■ **What the exercise asks**
Work out how many lines in the entries contain the string "this", and give nothing but that number.

■ **Data provided**
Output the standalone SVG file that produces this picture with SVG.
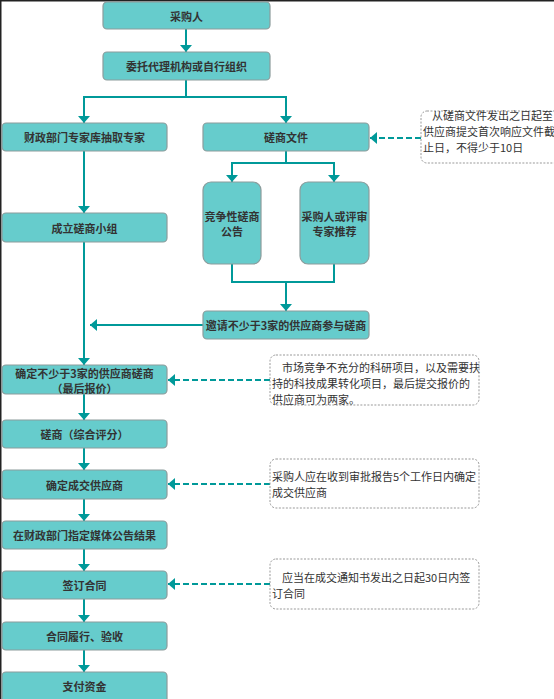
<svg xmlns="http://www.w3.org/2000/svg" width="554" height="699" viewBox="0 0 554 699">
<style>
.box{fill:#66CCCC;stroke:#8C9C9C;stroke-width:1.2}
.t{font-family:"Noto Sans CJK SC","Noto Sans",sans-serif;font-size:11px;font-weight:bold;fill:#333333;text-anchor:middle;dominant-baseline:central}
.note{fill:#FFFFFF;stroke:#999999;stroke-width:1;stroke-dasharray:2,1.5}
.nt{font-family:"Noto Sans CJK SC","Noto Sans",sans-serif;font-size:11px;fill:#333333;dominant-baseline:central}
.c{fill:none;stroke:#009999;stroke-width:2}
.d{fill:none;stroke:#009999;stroke-width:2;stroke-dasharray:6,3}
</style>
<defs>
<marker id="arr" viewBox="0 0 7 12" refX="7" refY="6" markerWidth="7" markerHeight="12" markerUnits="userSpaceOnUse" orient="auto">
<path d="M0,0 L7,6 L0,12 z" fill="#009999"/>
</marker>
</defs>
<rect x="0" y="0" width="554" height="699" fill="#FFFFFF"/>
<line x1="0" y1="0.75" x2="554" y2="0.75" stroke="#222222" stroke-width="1.5"/>
<line x1="0.75" y1="0" x2="0.75" y2="699" stroke="#222222" stroke-width="1.5"/>

<g id="connectors">
<path class="c" d="M186,29 V52" marker-end="url(#arr)"/>
<path class="c" d="M186,80 V97 H84 V123" marker-end="url(#arr)"/>
<path class="c" d="M186,97 H286 V123" marker-end="url(#arr)"/>
<path class="c" d="M84,151 V213" marker-end="url(#arr)"/>
<path class="c" d="M286,151 V163 H232 V182" marker-end="url(#arr)"/>
<path class="c" d="M286,163 H334 V182" marker-end="url(#arr)"/>
<path class="c" d="M232,264 V282 H334 V264"/>
<path class="c" d="M286,282 V311" marker-end="url(#arr)"/>
<path class="c" d="M203,325 H90" marker-end="url(#arr)"/>
<path class="c" d="M84,242 V365" marker-end="url(#arr)"/>
<path class="c" d="M84,394 V420" marker-end="url(#arr)"/>
<path class="c" d="M84,448 V470" marker-end="url(#arr)"/>
<path class="c" d="M84,499 V521" marker-end="url(#arr)"/>
<path class="c" d="M84,549 V571" marker-end="url(#arr)"/>
<path class="c" d="M84,599 V622" marker-end="url(#arr)"/>
<path class="c" d="M84,650 V672" marker-end="url(#arr)"/>
<path class="d" d="M421,138 H370" marker-end="url(#arr)"/>
<path class="d" d="M270,380 H168" marker-end="url(#arr)"/>
<path class="d" d="M270,484 H168" marker-end="url(#arr)"/>
<path class="d" d="M270,584 H168" marker-end="url(#arr)"/>
</g>

<g id="n1"><rect class="box" x="103" y="2" width="167" height="27" rx="4"/><text class="t" x="186.5" y="16">采购人</text></g>
<g id="n2"><rect class="box" x="103" y="52" width="167" height="28" rx="4"/><text class="t" x="186.5" y="66">委托代理机构或自行组织</text></g>
<g id="n3"><rect class="box" x="2" y="123" width="165" height="28" rx="4"/><text class="t" x="84.5" y="137">财政部门专家库抽取专家</text></g>
<g id="n4"><rect class="box" x="203" y="123" width="166" height="28" rx="4"/><text class="t" x="286" y="137">磋商文件</text></g>
<g id="n5"><rect class="box" x="203" y="182" width="58" height="82" rx="8"/><text class="t" x="232" y="216">竞争性磋商</text><text class="t" x="232" y="231">公告</text></g>
<g id="n6"><rect class="box" x="300" y="182" width="69" height="82" rx="8"/><text class="t" x="334.5" y="216">采购人或评审</text><text class="t" x="334.5" y="231">专家推荐</text></g>
<g id="n7"><rect class="box" x="203" y="311" width="166" height="28" rx="4"/><text class="t" x="286" y="325">邀请不少于3家的供应商参与磋商</text></g>
<g id="n8"><rect class="box" x="2" y="213" width="165" height="29" rx="4"/><text class="t" x="84.5" y="227.5">成立磋商小组</text></g>
<g id="n9"><rect class="box" x="2" y="365" width="165" height="29" rx="4"/><text class="t" x="84.5" y="372.5">确定不少于3家的供应商磋商</text><text class="t" x="84.5" y="388">（最后报价）</text></g>
<g id="n10"><rect class="box" x="2" y="420" width="165" height="28" rx="4"/><text class="t" x="84.5" y="434">磋商（综合评分）</text></g>
<g id="n11"><rect class="box" x="2" y="470" width="165" height="29" rx="4"/><text class="t" x="84.5" y="484.5">确定成交供应商</text></g>
<g id="n12"><rect class="box" x="2" y="521" width="165" height="28" rx="4"/><text class="t" x="84.5" y="535">在财政部门指定媒体公告结果</text></g>
<g id="n13"><rect class="box" x="2" y="571" width="165" height="28" rx="4"/><text class="t" x="84.5" y="585">签订合同</text></g>
<g id="n14"><rect class="box" x="2" y="622" width="165" height="28" rx="4"/><text class="t" x="84.5" y="636">合同履行、验收</text></g>
<g id="n15"><rect class="box" x="2" y="672" width="165" height="32" rx="4"/><text class="t" x="84.5" y="686">支付资金</text></g>

<g id="note1"><rect class="note" x="421" y="111" width="140" height="52" rx="6"/>
<text class="nt" x="432" y="115">从磋商文件发出之日起至</text>
<text class="nt" x="423" y="131">供应商提交首次响应文件截</text>
<text class="nt" x="423" y="147">止日，不得少于10日</text></g>
<g id="note2"><rect class="note" x="270" y="355" width="209" height="50" rx="6"/>
<text class="nt" x="282" y="367">市场竞争不充分的科研项目，以及需要扶</text>
<text class="nt" x="272" y="383">持的科技成果转化项目，最后提交报价的</text>
<text class="nt" x="272" y="399">供应商可为两家。</text></g>
<g id="note3"><rect class="note" x="270" y="459" width="209" height="49" rx="6"/>
<text class="nt" x="272" y="476">采购人应在收到审批报告5个工作日内确定</text>
<text class="nt" x="272" y="492">成交供应商</text></g>
<g id="note4"><rect class="note" x="270" y="559" width="209" height="50" rx="6"/>
<text class="nt" x="282" y="577">应当在成交通知书发出之日起30日内签</text>
<text class="nt" x="272" y="593">订合同</text></g>
</svg>
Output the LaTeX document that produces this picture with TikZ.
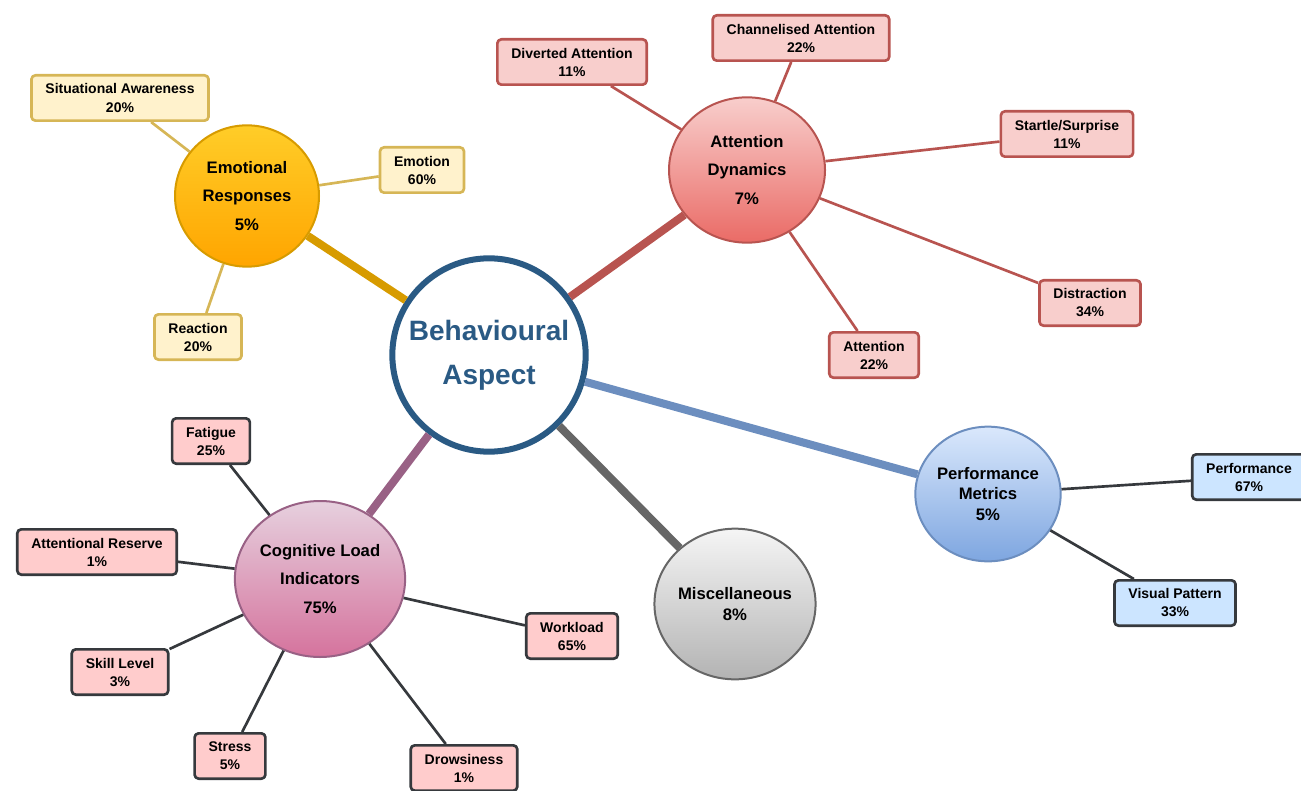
\documentclass[tikz,border=0pt]{standalone}
\usepackage{fontspec}
\setmainfont{Liberation Sans}
\usetikzlibrary{shapes.geometric}
\definecolor{bacol}{HTML}{2A5A84}
\definecolor{emotop}{HTML}{FFCD28}\definecolor{emobot}{HTML}{FFA500}\definecolor{emoline}{HTML}{D79B00}
\definecolor{emofill}{HTML}{FFF2CC}\definecolor{emotwig}{HTML}{D6B656}
\definecolor{atttop}{HTML}{F8CECC}\definecolor{attbot}{HTML}{EA6B66}\definecolor{attline}{HTML}{B85450}
\definecolor{perftop}{HTML}{DAE8FC}\definecolor{perfbot}{HTML}{7EA6E0}\definecolor{perfline}{HTML}{6C8EBF}
\definecolor{perffill}{HTML}{CCE5FF}\definecolor{darkline}{HTML}{36393D}
\definecolor{misctop}{HTML}{F5F5F5}\definecolor{miscbot}{HTML}{B3B3B3}\definecolor{miscline}{HTML}{666666}
\definecolor{cogtop}{HTML}{E6D0DE}\definecolor{cogbot}{HTML}{D5739D}\definecolor{cogline}{HTML}{996185}
\definecolor{cogfill}{HTML}{FFCCCC}
\begin{document}
\begin{tikzpicture}[x=0.75pt, y=-0.75pt, line join=round, line cap=round,
	hub/.style={ellipse, draw, line width=1.5pt, align=center, inner sep=0pt, font=\fontsize{12.5}{21.5}\selectfont\bfseries},
	tighthub/.style={hub, font=\fontsize{12.5}{15.5}\selectfont\bfseries},
	leaf/.style={draw, rounded corners=3pt, line width=2pt, align=center, inner xsep=10.5pt, inner ysep=2pt, minimum height=34pt, font=\fontsize{10.5}{13.5}\selectfont\bfseries},
	spoke/.style={line width=6pt, line cap=butt},
	twig/.style={line width=2pt, line cap=butt}]
	\useasboundingbox (0,0) rectangle (1301,791);
	\node[circle, draw=bacol, line width=4.5pt, minimum size=145pt, text=bacol, align=center, font=\fontsize{21}{33}\selectfont\bfseries] (ba) at (489,355) {Behavioural\\Aspect};
	\node[hub, top color=emotop, bottom color=emobot, draw=emoline, minimum width=108pt, minimum height=106pt] (emo) at (247,196) {Emotional\\Responses\\5\%};
	\node[hub, top color=atttop, bottom color=attbot, draw=attline, minimum width=117pt, minimum height=109pt] (att) at (747,170) {Attention\\Dynamics\\7\%};
	\node[tighthub, top color=perftop, bottom color=perfbot, draw=perfline, minimum width=109pt, minimum height=101pt] (perf) at (988,494) {Performance\\Metrics\\5\%};
	\node[tighthub, top color=misctop, bottom color=miscbot, draw=miscline, minimum width=108pt, minimum height=113pt] (misc) at (735,604) {Miscellaneous\\8\%};
	\node[hub, top color=cogtop, bottom color=cogbot, draw=cogline, minimum width=117pt, minimum height=117pt] (cog) at (320,579) {Cognitive Load\\Indicators\\75\%};
	\draw[spoke, emoline] (ba) -- (emo);
	\draw[spoke, attline] (ba) -- (att);
	\draw[spoke, perfline] (ba) -- (perf);
	\draw[spoke, miscline] (ba) -- (misc);
	\draw[spoke, cogline] (ba) -- (cog);
	\foreach \nm/\x/\y/\txt/\pc in {sit/120/98/Situational Awareness/20, emotion/422/170/Emotion/60, react/198/337/Reaction/20}
	{\node[leaf, fill=emofill, draw=emotwig] (\nm) at (\x,\y) {\txt\\\pc\%};
	\draw[twig, emotwig] (emo) -- (\nm);}
	\foreach \nm/\x/\y/\txt/\pc in {divert/572/62/Diverted Attention/11, chan/801/38/Channelised Attention/22, startle/1067/134/{Startle/Surprise}/11, distr/1090/303/Distraction/34, attn/874/355/Attention/22}
	{\node[leaf, fill=atttop, draw=attline] (\nm) at (\x,\y) {\txt\\\pc\%};
	\draw[twig, attline] (att) -- (\nm);}
	\foreach \nm/\x/\y/\txt/\pc in {perfm/1249/477/Performance/67, visual/1175/603/Visual Pattern/33}
	{\node[leaf, fill=perffill, draw=darkline] (\nm) at (\x,\y) {\txt\\\pc\%};
	\draw[twig, darkline] (perf) -- (\nm);}
	\foreach \nm/\x/\y/\txt/\pc in {fatigue/211/441/Fatigue/25, reserve/97/552/Attentional Reserve/1, skill/120/672/Skill Level/3, stress/230/756/Stress/5, drowsy/464/768/Drowsiness/1, workload/572/636/Workload/65}
	{\node[leaf, fill=cogfill, draw=darkline] (\nm) at (\x,\y) {\txt\\\pc\%};
	\draw[twig, darkline] (cog) -- (\nm);}
\end{tikzpicture}
\end{document}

■ **Written response**
2